Countries in the Middle East and North Africa are taking steps to become major exporters of hydrogen in a bid to meet demand for cleaner sources of energy.
The countries can exploit low-cost gas resources, according to research by the Arab Petroleum Investments Corporation, a multilateral development financial institution.
In a report titled MENA (Middle East and North Africa) Power Investment Outlook 2020-2024, the institution said Saudi Arabia and Morocco have already taken measurable steps to bolster their position as low-cost exporters of blue and green hydrogen. The former is hydrogen gas that is produced by using nonrenewable energy sources. The latter refers to hydrogen gas that is produced from renewable energy sources. The countries have also taken strides in producing net-zero ammonia and other low-carbon products.
Saudi Arabia is testing different approaches. Saudi Aramco, in partnership with Saudi Basic Industries Corporation with the support of the Japanese Ministry of Economy, Trade and Industry, exported a 40-ton demonstration shipment of blue ammonia to Japan, which can generate about 10 percent of its power from 30 million tons of the product. Blue ammonia is the form of ammonia used as a feedstock to make blue hydrogen.

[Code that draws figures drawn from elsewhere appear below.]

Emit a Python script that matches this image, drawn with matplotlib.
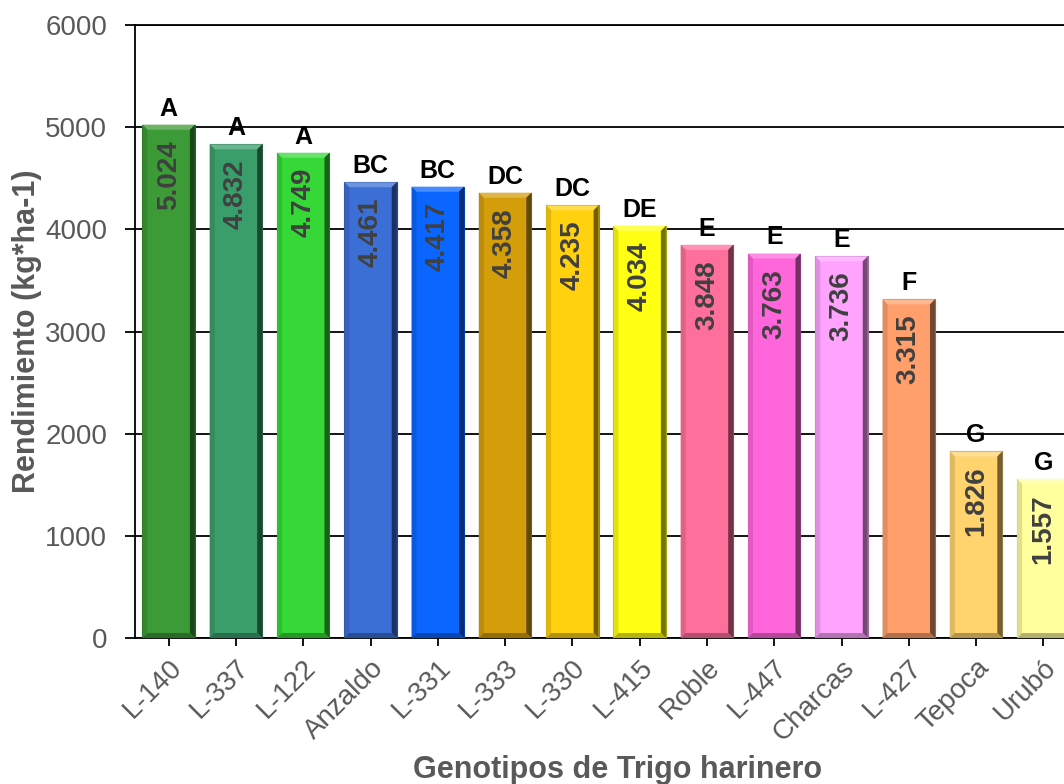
import matplotlib
matplotlib.use("Agg")
import matplotlib.pyplot as plt
from matplotlib.colors import to_rgb
from matplotlib.patches import Polygon

plt.rcParams["font.family"] = ["Liberation Sans", "DejaVu Sans"]

# ── Data ──────────────────────────────────────────────────────────────────────
genotipos = ["L-140", "L-337", "L-122", "Anzaldo", "L-331", "L-333", "L-330",
             "L-415", "Roble", "L-447", "Charcas", "L-427", "Tepoca", "Urubó"]
rendimiento = [5024, 4832, 4749, 4461, 4417, 4358, 4235,
               4034, 3848, 3763, 3736, 3315, 1826, 1557]
grupos = ["A", "A", "A", "BC", "BC", "DC", "DC",
          "DE", "E", "E", "E", "F", "G", "G"]
colores = ["#3C9B37", "#3A9E6B", "#36D838", "#3B6FD6", "#0A66FF", "#D49E0A",
           "#FFD10F", "#FFFF14", "#FF6F9C", "#FF66DC", "#FFA3FF", "#FFA06C",
           "#FFD36E", "#FFFF9E"]

GRIS = "#595959"
W, H, DPI = 1064, 784, 100


def mezcla(c, otro, t):
    a, b = to_rgb(c), to_rgb(otro)
    return tuple(x * (1 - t) + y * t for x, y in zip(a, b))


fig = plt.figure(figsize=(W / DPI, H / DPI), dpi=DPI)
# plot area runs slightly past the right edge of the canvas
ax = fig.add_axes([135 / W, (H - 638) / H, (1077 - 135) / W, (638 - 25) / H])
ax.set_xlim(-0.5, len(genotipos) - 0.5)
ax.set_ylim(0, 6000)

# bevel size in data units (about 5 px)
bev_px = 5
px_x = (1077 - 135) / len(genotipos)
px_y = (638 - 25) / 6000
bx, by = bev_px / px_x, bev_px / px_y

ancho = 0.78
x = range(len(genotipos))
bars = ax.bar(x, rendimiento, width=ancho, color=colores, zorder=3,
              edgecolor=[mezcla(c, "black", 0.35) for c in colores], linewidth=0.8)

for b, c in zip(bars, colores):
    x0, x1 = b.get_x(), b.get_x() + b.get_width()
    h = b.get_height()
    caras = [
        ([(x0, h), (x1, h), (x1 - bx, h - by), (x0 + bx, h - by)], mezcla(c, "white", 0.25)),
        ([(x0, 0), (x0 + bx, by), (x0 + bx, h - by), (x0, h)], mezcla(c, "black", 0.12)),
        ([(x1, 0), (x1 - bx, by), (x1 - bx, h - by), (x1, h)], mezcla(c, "black", 0.55)),
        ([(x0, 0), (x1, 0), (x1 - bx, by), (x0 + bx, by)], mezcla(c, "black", 0.3)),
    ]
    for pts, col in caras:
        ax.add_patch(Polygon(pts, closed=True, facecolor=col, edgecolor="none", zorder=4))

# value inside each bar, significance letter above
for b, v, g in zip(bars, rendimiento, grupos):
    xc = b.get_x() + b.get_width() / 2
    ax.annotate(f"{v / 1000:.3f}", (xc, v), xytext=(0, -11), textcoords="offset points",
                rotation=90, ha="center", va="top", fontsize=20, fontweight="bold",
                color="#404040", zorder=5)
    ax.annotate(g, (xc, v), xytext=(0, 3), textcoords="offset points",
                ha="center", va="bottom", fontsize=18, fontweight="bold",
                color="black", zorder=5)

ax.set_yticks(range(0, 6001, 1000))
ax.yaxis.grid(True, color="black", linewidth=1.3, zorder=0)
ax.set_axisbelow(True)
ax.set_xticks(list(x))
ax.set_xticklabels(genotipos, rotation=45, ha="right", rotation_mode="anchor")

ax.tick_params(axis="y", length=7, width=1.3, color="black", pad=13,
               labelsize=20, labelcolor=GRIS)
ax.tick_params(axis="x", length=6, width=1.3, color="black", pad=6,
               labelsize=20, labelcolor=GRIS)

for s in ["left", "bottom", "top"]:
    ax.spines[s].set_linewidth(1.3)
    ax.spines[s].set_color("black")
ax.spines["right"].set_visible(False)

fig.text(27 / W, (H - 331) / H, "Rendimiento (kg*ha-1)", rotation=90,
         ha="center", va="center", fontsize=22, fontweight="bold", color=GRIS)
fig.text(618 / W, (H - 770) / H, "Genotipos de Trigo harinero",
         ha="center", va="center", fontsize=22, fontweight="bold", color=GRIS)

fig.savefig("out.png", dpi=DPI, facecolor="white")
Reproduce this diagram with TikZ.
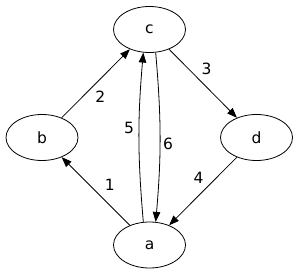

To make blue ammonia, Saudi Arabia uses domestically produced natural gas in order to make blue hydrogen, which is then mixed with nitrogen. The associated carbon dioxide generated during the natural gas processing is captured and used for enhanced oil recovery at Saudi Aramco's Uthmaniyah field as well as production of methanol at SABIC's Ibn Sina facility, the report said.
Capitalizing on a hydrogen strategy promoted in Europe, Morocco is pursuing a more aggressive route that aims to build a so-called power-to-X industry, using renewable electricity to create green hydrogen, synthetic gas, ammonia for fertilizers and industrial liquids.
With 20,000 megawatts of potential solar PV capacity and 6,500 megawatts for wind versus an installed renewable capacity of 3,685 megawatts including 1,770 megawatts hydro, 1,215 megawatts solar and 700 megawatts wind, the country is drawing on its green hydrogen potential.
In July, the country signed a memorandum of understanding, or MoU, with Germany to build Africa's first industrial green hydrogen plant.
Other countries in North Africa and the Middle East are in various stages of progress. The Abu Dhabi Department of Energy signed a MoU in January with Japan's Marubeni to study the feasibility of hydrogen production using renewable energy.
The Dubai Electricity and Water Authority and Siemens signed a MoU in February to build a pilot project for the region's first solar-powered hydrogen facility in the MBR Solar Park.
According to the report, the rise of North Africa and the Middle East as a more interconnected market, and as a potential exporting region for net-zero products, should be the vision that policymakers strive to achieve.